Humble yet fabulous cookies before dipping |
Then one day I thought, chocolate covered pretzels dipped in peanut butter...that would be an excellent cookie! To guild the lily, I pressed the chocolate dipped cookie bottoms into crushed peanuts for added texture.
These are rich and soft from the butter and peanut butter, salty and crispy from the pretzel pieces, bitter from the semi sweet chocolate chips, and crunchy from the peanuts. An original recipe that is sure to please everyone this holiday season.
Mounds of textures and flavors |
Eye catching! |
Perfect for your holiday dessert table |
1 stick butter, softened
2 T creamy peanut butter
1/2 C packed light brown sugar
Cream in stand mixer for 2 minutes.
Add:
1 egg
1 t vanilla extract
Mix to combine.
Then add:
1 C crushed pretzels
1 C flour
1/2 t baking soda
1 1/2 t baking powder
Mix some more.
Spray 2 cookie sheets with non-stick spray and using a small ice cream scoop, drop rounded tablespoons of dough onto pans. Bake at 350 degrees for 11 minutes. Let cool.

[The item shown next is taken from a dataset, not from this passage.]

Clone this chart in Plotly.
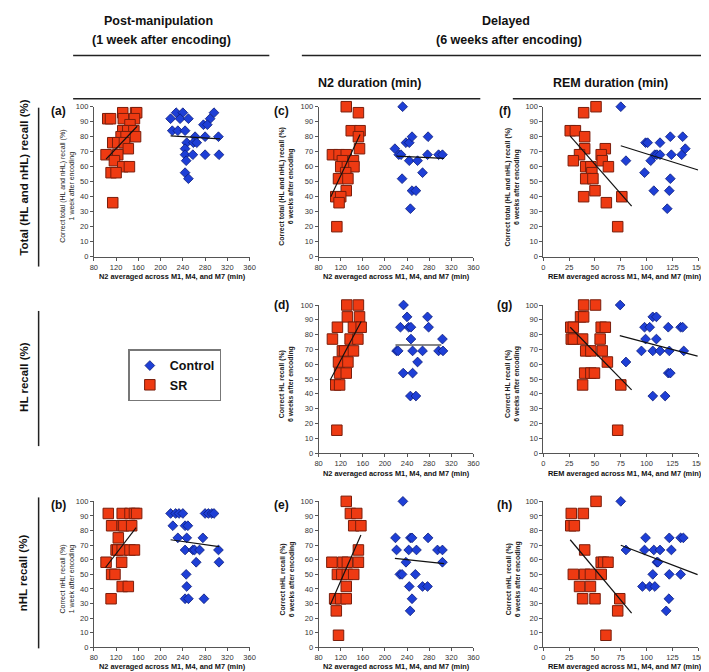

Place 1/2 C semisweet chocolate chips in a shallow bowl and microwave until melted. Chop 1/2 C unsalted peanuts and place in a second shallow bowl. Dip cooled cookie bottoms first in melted chocolate then press the bottoms into the peanuts. Place cookies bottoms up on a cool, parchment lined cookie sheet and put in the freezer for 10 minutes to harden coating.
These keep well in an airtight container on the counter for 5 days. I typically freeze whatever is left at that point. Makes 2 dozen cookies.